Here I go again . . .


Here I go again . . .
It's crazy the amount of time you can take up tracking down information on ICQ. If you start off with help of any quality at all, the leads multiply exponentially and before you know it a whole evening has passed - and you wind up somehow knowing a lot less about the subject than you did when you first set off on your journey.

Of course, that's what happens with any sort of research, which is why some people research their projects endlessly and never end up starting work on them. What the internet offers that traditional research can't is countless opportunities to drift off into long conversations which have nothing to do with the topic.

Fortunately for me, I'm interested in those conversations as well.

Unfortunately for everyone who reads this page, the fact that I don't have the sense to delay them until their proper time means I once again near midnight having bit off more than I can chew. Give me credit, however, that at least these days I am taking those bites.

You'll see some of that soon enough.

Many years ago, a distraught and forgotten Georges Méliès discarded some ninety of his films - nearly all of them - into the Thames. These were among the first films to employ the use of special effects. Most prominent of his works, thankfully surviving, is 1902's A Trip to the Moon. You may recall the comical image of an angry moon with a rocket embedded in its eye, common in any quick-cut retrospective presentation on film history such as one might see on the Oscars.

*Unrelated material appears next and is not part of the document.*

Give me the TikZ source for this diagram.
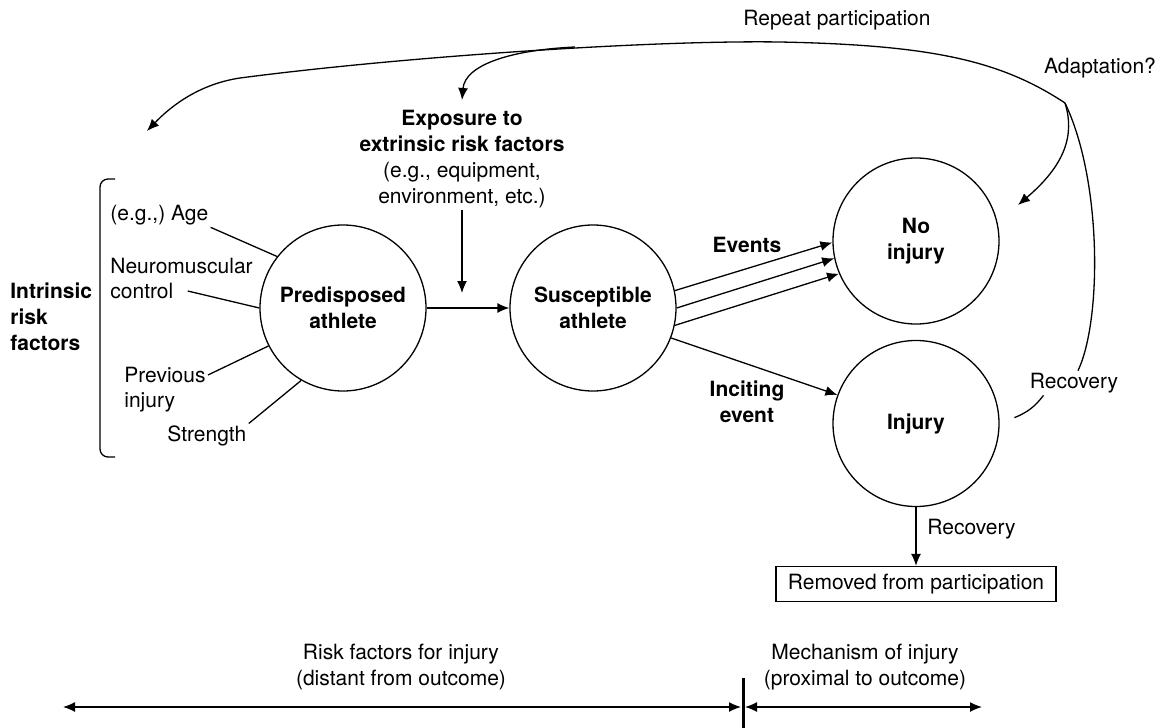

Years later, the major studios, faced with the threat of "talkies" - the first sound pictures - in their panic, despair, and smugness, similarly discarded hundreds, or maybe thousands, of silent films. Today they do not exist.

The negatives for today's motion pictures made today are customarily locked in a vault one full mile below the earth, in the Arizona desert. It took perhaps eighty years for this to become standard procedure.

I hate that our games have not yet reached such a standard. Yes, it's been what - at a very liberal estimate, fifteen years? Twenty-five by arcade standards. But oh, the arcade and even console crowds have got their acts together, often against the kicking and screaming of wooden-headed publishers determined to make a few dollars *someday* off of ancient, ancient intellectual property and source code.

You and I, we aren't even close. And don't let the smooth gloss veneer of the FPS and RTS communities fool you: Neither are they.

We're going to regret this soon. And the arcade / console weenies will be thumbing their noses for the duration of our horrified revelation.

We're going to discuss the long lost maps of prehistoric Subspace, soon. And if you have a heart it will feel pain by the time I am done.